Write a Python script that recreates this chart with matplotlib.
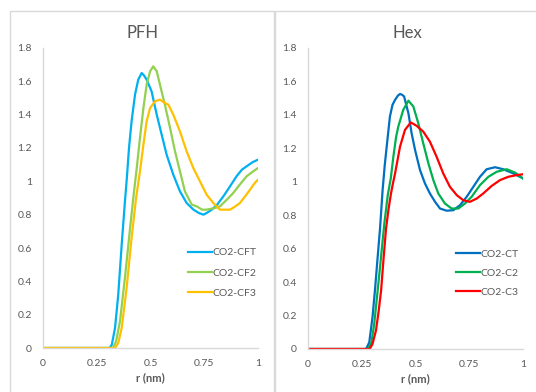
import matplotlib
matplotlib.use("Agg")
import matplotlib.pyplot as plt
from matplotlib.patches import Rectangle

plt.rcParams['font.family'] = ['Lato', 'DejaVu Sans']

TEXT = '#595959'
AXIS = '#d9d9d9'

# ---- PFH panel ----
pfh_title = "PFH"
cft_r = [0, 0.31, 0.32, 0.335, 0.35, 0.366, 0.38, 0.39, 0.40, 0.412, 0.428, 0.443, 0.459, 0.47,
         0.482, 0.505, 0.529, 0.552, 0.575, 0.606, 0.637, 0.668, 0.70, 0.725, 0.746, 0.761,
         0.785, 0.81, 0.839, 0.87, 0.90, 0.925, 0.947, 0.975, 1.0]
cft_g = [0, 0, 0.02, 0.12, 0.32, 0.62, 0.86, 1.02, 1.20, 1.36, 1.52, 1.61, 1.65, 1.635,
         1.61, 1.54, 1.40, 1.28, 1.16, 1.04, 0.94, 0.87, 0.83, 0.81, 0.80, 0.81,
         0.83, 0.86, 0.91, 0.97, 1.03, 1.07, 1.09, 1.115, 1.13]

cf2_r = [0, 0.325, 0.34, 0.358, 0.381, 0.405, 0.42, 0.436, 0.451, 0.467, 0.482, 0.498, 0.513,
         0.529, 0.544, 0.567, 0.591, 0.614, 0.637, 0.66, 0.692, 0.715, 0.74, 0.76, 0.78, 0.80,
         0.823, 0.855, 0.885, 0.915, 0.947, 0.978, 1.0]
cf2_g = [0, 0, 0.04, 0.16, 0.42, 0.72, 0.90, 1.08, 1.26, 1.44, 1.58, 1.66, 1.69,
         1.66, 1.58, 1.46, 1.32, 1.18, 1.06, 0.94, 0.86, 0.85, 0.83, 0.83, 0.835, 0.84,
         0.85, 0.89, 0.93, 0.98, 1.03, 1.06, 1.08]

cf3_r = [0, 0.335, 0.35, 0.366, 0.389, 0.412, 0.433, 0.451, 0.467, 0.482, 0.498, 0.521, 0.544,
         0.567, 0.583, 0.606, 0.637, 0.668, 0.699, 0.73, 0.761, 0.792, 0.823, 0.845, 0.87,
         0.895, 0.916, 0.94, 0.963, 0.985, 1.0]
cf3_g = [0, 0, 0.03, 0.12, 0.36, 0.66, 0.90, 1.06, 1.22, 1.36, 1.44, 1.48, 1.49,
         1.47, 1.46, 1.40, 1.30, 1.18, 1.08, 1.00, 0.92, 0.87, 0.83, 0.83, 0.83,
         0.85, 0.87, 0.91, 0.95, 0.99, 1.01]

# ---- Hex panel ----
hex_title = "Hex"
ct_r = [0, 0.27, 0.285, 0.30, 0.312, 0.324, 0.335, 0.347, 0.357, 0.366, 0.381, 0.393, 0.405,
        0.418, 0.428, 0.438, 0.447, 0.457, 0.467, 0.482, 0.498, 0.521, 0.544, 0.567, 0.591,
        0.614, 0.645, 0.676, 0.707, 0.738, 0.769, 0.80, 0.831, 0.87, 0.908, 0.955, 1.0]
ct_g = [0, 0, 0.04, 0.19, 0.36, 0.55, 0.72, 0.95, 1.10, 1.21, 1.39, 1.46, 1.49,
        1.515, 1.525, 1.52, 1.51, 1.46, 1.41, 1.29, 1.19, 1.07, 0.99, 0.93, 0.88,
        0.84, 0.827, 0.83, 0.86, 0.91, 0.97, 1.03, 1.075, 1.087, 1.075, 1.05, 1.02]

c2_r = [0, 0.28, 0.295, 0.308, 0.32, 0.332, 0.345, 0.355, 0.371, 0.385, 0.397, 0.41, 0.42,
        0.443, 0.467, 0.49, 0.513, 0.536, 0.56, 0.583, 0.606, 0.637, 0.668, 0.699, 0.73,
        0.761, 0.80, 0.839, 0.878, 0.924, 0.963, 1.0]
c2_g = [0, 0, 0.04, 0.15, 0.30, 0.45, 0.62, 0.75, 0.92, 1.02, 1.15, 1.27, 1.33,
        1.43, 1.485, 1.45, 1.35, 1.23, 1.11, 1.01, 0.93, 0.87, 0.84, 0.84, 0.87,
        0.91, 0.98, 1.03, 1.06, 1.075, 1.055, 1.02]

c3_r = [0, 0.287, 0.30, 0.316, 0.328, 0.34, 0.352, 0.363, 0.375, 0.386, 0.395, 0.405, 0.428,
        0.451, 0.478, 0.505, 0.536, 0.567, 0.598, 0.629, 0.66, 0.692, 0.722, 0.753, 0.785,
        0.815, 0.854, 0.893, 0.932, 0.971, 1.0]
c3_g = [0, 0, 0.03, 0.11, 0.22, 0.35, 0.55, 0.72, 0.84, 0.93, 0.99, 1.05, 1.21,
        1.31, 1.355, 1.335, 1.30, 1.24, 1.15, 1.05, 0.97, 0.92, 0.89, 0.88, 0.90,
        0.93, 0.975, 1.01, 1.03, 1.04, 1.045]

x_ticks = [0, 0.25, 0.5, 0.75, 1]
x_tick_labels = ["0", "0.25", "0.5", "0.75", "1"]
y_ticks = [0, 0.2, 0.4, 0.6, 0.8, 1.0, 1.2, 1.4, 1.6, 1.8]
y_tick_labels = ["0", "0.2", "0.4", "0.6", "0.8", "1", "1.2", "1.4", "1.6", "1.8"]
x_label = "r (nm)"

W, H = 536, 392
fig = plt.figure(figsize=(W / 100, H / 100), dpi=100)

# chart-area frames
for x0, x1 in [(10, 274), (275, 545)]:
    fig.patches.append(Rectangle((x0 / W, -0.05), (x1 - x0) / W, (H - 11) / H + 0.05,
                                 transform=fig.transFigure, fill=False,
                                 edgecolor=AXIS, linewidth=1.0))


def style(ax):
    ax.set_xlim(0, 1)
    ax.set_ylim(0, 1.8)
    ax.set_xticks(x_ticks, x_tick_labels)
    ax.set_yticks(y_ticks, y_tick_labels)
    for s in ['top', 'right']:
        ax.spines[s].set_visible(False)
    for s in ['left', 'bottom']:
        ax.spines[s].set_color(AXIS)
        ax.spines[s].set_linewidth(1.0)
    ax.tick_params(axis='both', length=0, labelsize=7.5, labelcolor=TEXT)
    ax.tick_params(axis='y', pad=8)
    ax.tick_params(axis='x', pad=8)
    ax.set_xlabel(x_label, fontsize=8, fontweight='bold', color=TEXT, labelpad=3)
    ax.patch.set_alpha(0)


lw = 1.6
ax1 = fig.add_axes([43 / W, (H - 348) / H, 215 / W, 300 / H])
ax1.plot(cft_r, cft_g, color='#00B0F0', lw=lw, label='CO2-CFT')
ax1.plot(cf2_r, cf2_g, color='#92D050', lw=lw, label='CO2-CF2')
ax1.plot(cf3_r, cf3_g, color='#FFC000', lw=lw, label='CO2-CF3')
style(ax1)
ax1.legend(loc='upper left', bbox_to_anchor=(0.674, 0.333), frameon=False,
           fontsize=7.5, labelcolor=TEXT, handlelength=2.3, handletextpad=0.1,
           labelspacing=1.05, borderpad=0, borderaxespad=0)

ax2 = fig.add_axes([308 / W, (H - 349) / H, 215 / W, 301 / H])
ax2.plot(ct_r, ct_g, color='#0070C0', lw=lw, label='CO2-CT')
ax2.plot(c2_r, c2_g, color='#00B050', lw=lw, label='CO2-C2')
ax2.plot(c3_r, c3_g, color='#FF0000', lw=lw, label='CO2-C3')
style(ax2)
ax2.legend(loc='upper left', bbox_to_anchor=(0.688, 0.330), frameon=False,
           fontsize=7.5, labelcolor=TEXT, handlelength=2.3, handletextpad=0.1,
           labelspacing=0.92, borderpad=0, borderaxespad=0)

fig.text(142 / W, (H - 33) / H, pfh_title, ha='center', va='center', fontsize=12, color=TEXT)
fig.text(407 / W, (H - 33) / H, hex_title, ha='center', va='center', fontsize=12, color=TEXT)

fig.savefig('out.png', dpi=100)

..........

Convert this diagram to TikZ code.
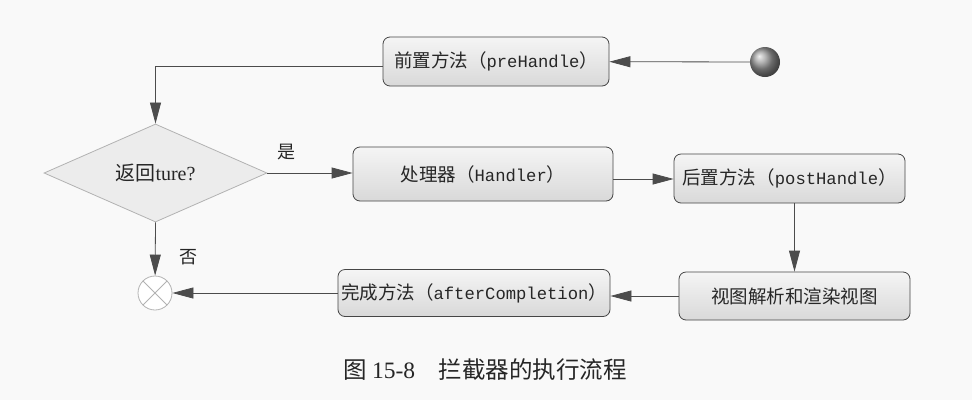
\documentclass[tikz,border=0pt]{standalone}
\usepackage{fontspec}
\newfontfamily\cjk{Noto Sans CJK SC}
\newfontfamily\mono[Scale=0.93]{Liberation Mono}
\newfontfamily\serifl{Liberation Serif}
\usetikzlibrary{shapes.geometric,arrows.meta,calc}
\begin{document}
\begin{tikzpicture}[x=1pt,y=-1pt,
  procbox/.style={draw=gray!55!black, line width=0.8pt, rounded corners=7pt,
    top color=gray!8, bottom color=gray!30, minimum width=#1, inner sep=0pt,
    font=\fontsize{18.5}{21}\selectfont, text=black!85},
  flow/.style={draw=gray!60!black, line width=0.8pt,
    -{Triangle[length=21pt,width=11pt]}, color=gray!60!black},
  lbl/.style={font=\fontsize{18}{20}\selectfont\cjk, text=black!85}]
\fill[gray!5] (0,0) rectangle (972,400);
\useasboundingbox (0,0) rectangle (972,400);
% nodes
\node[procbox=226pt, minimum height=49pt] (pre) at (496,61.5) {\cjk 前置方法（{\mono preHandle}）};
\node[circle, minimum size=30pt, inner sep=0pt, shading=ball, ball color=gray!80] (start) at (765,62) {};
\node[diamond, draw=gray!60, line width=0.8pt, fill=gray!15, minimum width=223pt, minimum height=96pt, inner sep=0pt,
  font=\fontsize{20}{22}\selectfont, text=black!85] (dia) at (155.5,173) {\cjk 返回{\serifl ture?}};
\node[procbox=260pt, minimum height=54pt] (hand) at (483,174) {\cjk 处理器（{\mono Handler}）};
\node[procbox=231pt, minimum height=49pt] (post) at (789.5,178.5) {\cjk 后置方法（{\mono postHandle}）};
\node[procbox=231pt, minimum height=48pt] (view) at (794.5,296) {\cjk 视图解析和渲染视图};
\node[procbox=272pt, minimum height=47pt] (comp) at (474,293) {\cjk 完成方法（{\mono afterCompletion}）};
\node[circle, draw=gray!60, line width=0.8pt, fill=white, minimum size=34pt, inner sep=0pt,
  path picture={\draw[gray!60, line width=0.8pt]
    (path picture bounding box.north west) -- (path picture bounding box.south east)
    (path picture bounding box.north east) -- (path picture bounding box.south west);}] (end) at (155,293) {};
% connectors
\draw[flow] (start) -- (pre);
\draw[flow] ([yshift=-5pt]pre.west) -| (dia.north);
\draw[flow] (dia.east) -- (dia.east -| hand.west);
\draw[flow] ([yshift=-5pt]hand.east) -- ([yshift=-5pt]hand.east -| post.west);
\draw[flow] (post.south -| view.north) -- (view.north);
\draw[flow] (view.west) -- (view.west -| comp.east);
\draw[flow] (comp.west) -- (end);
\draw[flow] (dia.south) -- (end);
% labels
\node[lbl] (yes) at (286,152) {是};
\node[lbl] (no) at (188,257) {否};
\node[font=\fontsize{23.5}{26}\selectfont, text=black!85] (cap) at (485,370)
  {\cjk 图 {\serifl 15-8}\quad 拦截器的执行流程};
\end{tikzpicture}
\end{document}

..........

TASK DIRECTIONS
Everything from the line with "Write a Python" down to the line with "0.83, 0.86, 0.91, 0.97, 1.03, 1.07, 1.09, 1.115, 1.13]" in the data above should be copied exactly, with both end lines kept and the pictures left out.

RIGHT ANSWER
Write a Python script that recreates this chart with matplotlib.
import matplotlib
matplotlib.use("Agg")
import matplotlib.pyplot as plt
from matplotlib.patches import Rectangle

plt.rcParams['font.family'] = ['Lato', 'DejaVu Sans']

TEXT = '#595959'
AXIS = '#d9d9d9'

# ---- PFH panel ----
pfh_title = "PFH"
cft_r = [0, 0.31, 0.32, 0.335, 0.35, 0.366, 0.38, 0.39, 0.40, 0.412, 0.428, 0.443, 0.459, 0.47,
         0.482, 0.505, 0.529, 0.552, 0.575, 0.606, 0.637, 0.668, 0.70, 0.725, 0.746, 0.761,
         0.785, 0.81, 0.839, 0.87, 0.90, 0.925, 0.947, 0.975, 1.0]
cft_g = [0, 0, 0.02, 0.12, 0.32, 0.62, 0.86, 1.02, 1.20, 1.36, 1.52, 1.61, 1.65, 1.635,
         1.61, 1.54, 1.40, 1.28, 1.16, 1.04, 0.94, 0.87, 0.83, 0.81, 0.80, 0.81,
         0.83, 0.86, 0.91, 0.97, 1.03, 1.07, 1.09, 1.115, 1.13]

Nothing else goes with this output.